On page 638: "As both the memoirs [Nixon's and Kissinger's] showed, neither man ever came to grips with the basic vulnerability of their policy: they were operating in a democracy, guided by a constitution, and among a citizenry who held their leaders to a reasonable standard of morality and integrity."
The question is not whether citizens hold "their leaders to a reasonable standard of morality and integrity" but how they go about doing it--by changing personnel, policies, or institutions?
In the concluding sentence of the book's Epilogue, Hersh observes that "Kissinger is constantly portrayed by the news media as an adviser and consultant on foreign policy issues to the Reagan Administration, but as of Spring 1983, he had not rejoined the government." (p. 642) After the appearance of The Price of Power, Kissinger still had not rejoined the government, but he was close to it when President Reagan named him head of a presidential commission on Central America.

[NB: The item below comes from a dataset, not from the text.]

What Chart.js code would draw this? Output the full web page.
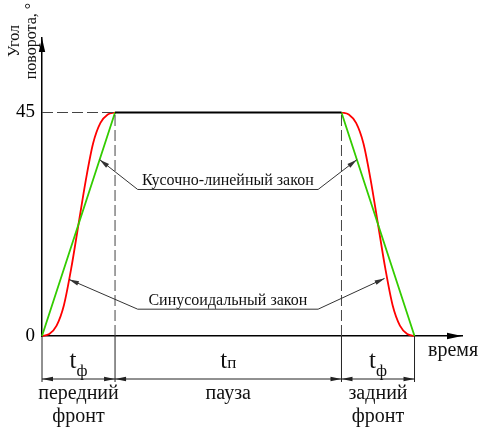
<!DOCTYPE html>
<html>
<head>
<meta charset="utf-8">
<script src="https://cdn.jsdelivr.net/npm/chart.js@4/dist/chart.umd.min.js"></script>
<style>
  html, body { margin: 0; padding: 0; background: #fff; }
  #wrap { width: 482px; height: 432px; }
</style>
</head>
<body>
<div id="wrap"><canvas id="angleChart"></canvas></div>
<script>
// time in units of front duration, angle in degrees
const angleTicks = [0, 45];
const frontEnd = 1;
const pauseEnd = 4.1;
const cycleEnd = 5.1;
const timeMax = 5.75;
const angleMax = 60;

const riseTime = [0, 0.1, 0.2, 0.3, 0.4, 0.5, 0.6, 0.7, 0.8, 0.9, 1.0];
const sineRise = [0, 0.4, 2.1, 6.2, 13.6, 22.5, 31.4, 38.8, 42.9, 44.6, 45];
const fallTime = [4.1, 4.2, 4.3, 4.4, 4.5, 4.6, 4.7, 4.8, 4.9, 5.0, 5.1];
const sineFall = [45, 44.6, 42.9, 38.8, 31.4, 22.5, 13.6, 6.2, 2.1, 0.4, 0];
const linearTime = [0, 1, 4.1, 5.1];
const linearAngle = [0, 45, 45, 0];

const serif = "'Liberation Serif', 'Times New Roman', serif";

function pts(xs, ys) { return xs.map((x, i) => ({ x: x, y: ys[i] })); }

const redData = pts(riseTime, sineRise).concat([{ x: 2.5, y: null }], pts(fallTime, sineFall));
const greenData = [
  { x: linearTime[0], y: linearAngle[0] }, { x: linearTime[1], y: linearAngle[1] },
  { x: 2.5, y: null },
  { x: linearTime[2], y: linearAngle[2] }, { x: linearTime[3], y: linearAngle[3] }
];

function arrowHead(ctx, x1, y1, x2, y2, len, half) {
  const a = Math.atan2(y2 - y1, x2 - x1);
  ctx.beginPath();
  ctx.moveTo(x2, y2);
  ctx.lineTo(x2 - len * Math.cos(a) + half * Math.sin(a), y2 - len * Math.sin(a) - half * Math.cos(a));
  ctx.lineTo(x2 - len * Math.cos(a) - half * Math.sin(a), y2 - len * Math.sin(a) + half * Math.cos(a));
  ctx.closePath();
  ctx.fill();
}

const decor = {
  id: 'decor',
  afterDraw(chart) {
    const ctx = chart.ctx;
    const xs = chart.scales.x, ys = chart.scales.y;
    const a = chart.chartArea;
    const X = v => xs.getPixelForValue(v);
    const Y = v => ys.getPixelForValue(v);
    ctx.save();
    ctx.fillStyle = '#000';
    ctx.strokeStyle = '#000';

    // axis arrows
    arrowHead(ctx, a.left, a.top + 20, a.left, a.top, 14, 3.2);
    arrowHead(ctx, a.right - 20, a.bottom, a.right, a.bottom, 15, 3.2);

    // extension lines and dimension line
    const dimY = a.bottom + 43;
    ctx.lineWidth = 1;
    ctx.strokeStyle = '#222';
    [0, frontEnd, pauseEnd, cycleEnd].forEach(v => {
      ctx.beginPath();
      ctx.moveTo(X(v), a.bottom);
      ctx.lineTo(X(v), dimY + 3);
      ctx.stroke();
    });
    ctx.beginPath();
    ctx.moveTo(X(0), dimY);
    ctx.lineTo(X(cycleEnd), dimY);
    ctx.stroke();
    ctx.fillStyle = '#222';
    [[0, frontEnd], [frontEnd, pauseEnd], [pauseEnd, cycleEnd]].forEach(([s, e]) => {
      arrowHead(ctx, X(s) + 20, dimY, X(s), dimY, 11, 2.3);
      arrowHead(ctx, X(e) - 20, dimY, X(e), dimY, 11, 2.3);
    });

    // leaders
    ctx.strokeStyle = '#333';
    ctx.fillStyle = '#333';
    ctx.lineWidth = 1;
    const leaders = [
      { y: 29.5, tips: [[0.79, 35.5], [4.31, 35.5]] },
      { y: 5.4, tips: [[0.37, 11.4], [4.69, 11.6]] }
    ];
    leaders.forEach(l => {
      const x1 = X(1.31), x2 = X(3.78), yy = Y(l.y);
      ctx.beginPath();
      ctx.moveTo(X(l.tips[0][0]), Y(l.tips[0][1]));
      ctx.lineTo(x1, yy);
      ctx.lineTo(x2, yy);
      ctx.lineTo(X(l.tips[1][0]), Y(l.tips[1][1]));
      ctx.stroke();
      arrowHead(ctx, x1, yy, X(l.tips[0][0]), Y(l.tips[0][1]), 10, 2.4);
      arrowHead(ctx, x2, yy, X(l.tips[1][0]), Y(l.tips[1][1]), 10, 2.4);
    });

    // texts
    ctx.fillStyle = '#111';
    ctx.textAlign = 'center';
    ctx.textBaseline = 'alphabetic';
    const mid = (X(1.31) + X(3.78)) / 2;
    ctx.font = '16px ' + serif;
    ctx.fillText('Кусочно-линейный закон', mid, Y(29.5) - 4);
    ctx.fillText('Синусоидальный закон', mid, Y(5.4) - 4);

    ctx.font = '20px ' + serif;
    ctx.textAlign = 'left';
    ctx.fillText('время', a.right - 34, a.bottom + 20);

    // t labels
    function tLabel(cx, sub, subDrop) {
      ctx.font = '25px ' + serif;
      const tw = ctx.measureText('t').width;
      ctx.font = '17px ' + serif;
      const sw = ctx.measureText(sub).width;
      const x0 = cx - (tw + sw) / 2;
      ctx.textAlign = 'left';
      ctx.font = '25px ' + serif;
      ctx.fillText('t', x0, a.bottom + 32);
      ctx.font = '17px ' + serif;
      ctx.fillText(sub, x0 + tw, a.bottom + 32 + subDrop);
    }
    tLabel((X(0) + X(frontEnd)) / 2, 'ф', 8);
    tLabel((X(frontEnd) + X(pauseEnd)) / 2, 'п', 0);
    tLabel((X(pauseEnd) + X(cycleEnd)) / 2, 'ф', 8);

    ctx.textAlign = 'center';
    ctx.font = '20px ' + serif;
    ctx.fillText('передний', (X(0) + X(frontEnd)) / 2, a.bottom + 63);
    ctx.fillText('фронт', (X(0) + X(frontEnd)) / 2, a.bottom + 86);
    ctx.fillText('пауза', (X(frontEnd) + X(pauseEnd)) / 2, a.bottom + 63);
    ctx.fillText('задний', (X(pauseEnd) + X(cycleEnd)) / 2, a.bottom + 63);
    ctx.fillText('фронт', (X(pauseEnd) + X(cycleEnd)) / 2, a.bottom + 86);

    // y title, rotated
    ctx.translate(a.left - 23, 41);
    ctx.rotate(-Math.PI / 2);
    ctx.font = '16px ' + serif;
    ctx.fillText('Угол', 0, 0);
    ctx.fillText('поворота, °', 0, 17);
    ctx.restore();
  }
};

new Chart(document.getElementById('angleChart'), {
  type: 'line',
  data: {
    datasets: [
      {
        data: [{ x: 0, y: 45 }, { x: frontEnd, y: 45 }],
        borderColor: '#444', borderWidth: 1, borderDash: [11, 4], pointRadius: 0
      },
      {
        data: [{ x: frontEnd, y: 0 }, { x: frontEnd, y: 45 }],
        borderColor: '#444', borderWidth: 1, borderDash: [11, 4], pointRadius: 0
      },
      {
        data: [{ x: pauseEnd, y: 0 }, { x: pauseEnd, y: 45 }],
        borderColor: '#444', borderWidth: 1, borderDash: [11, 4], pointRadius: 0
      },
      {
        data: [{ x: frontEnd, y: 45 }, { x: pauseEnd, y: 45 }],
        borderColor: '#000', borderWidth: 2, pointRadius: 0
      },
      {
        data: greenData,
        borderColor: '#33cc00', borderWidth: 1.8, pointRadius: 0, spanGaps: false
      },
      {
        data: redData,
        borderColor: '#ff0000', borderWidth: 1.8, pointRadius: 0, spanGaps: false,
        cubicInterpolationMode: 'monotone'
      }
    ]
  },
  options: {
    responsive: true,
    maintainAspectRatio: false,
    animation: false,
    clip: false,
    layout: { padding: { left: 0, top: 38, right: 20, bottom: 0 } },
    plugins: { legend: { display: false }, tooltip: { enabled: false } },
    scales: {
      x: {
        type: 'linear', min: 0, max: timeMax,
        grid: { display: false, drawTicks: false },
        border: { display: true, color: '#000', width: 1.5 },
        ticks: { display: false },
        afterFit: s => { s.height = 96; }
      },
      y: {
        min: 0, max: angleMax,
        grid: { display: false, drawTicks: false },
        border: { display: true, color: '#000', width: 1.5 },
        afterBuildTicks: s => { s.ticks = angleTicks.map(v => ({ value: v })); },
        ticks: { color: '#000', padding: 7, font: { family: serif, size: 19 } },
        afterFit: s => { s.width = 42; }
      }
    }
  },
  plugins: [decor]
});
</script>
</body>
</html>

My critical remarks are not necessarily addressed to Mr. Hersh who has magnificently fulfilled his role as an "investigative reporter-writer." They are simply to remind readers that it is up to them to remedy Hersh's lack of analysis by developing their own, by interpreting the events described, and more important by proposing political tools to the citizens who wish to prevent a repetition of Nixon-Kissinger policies.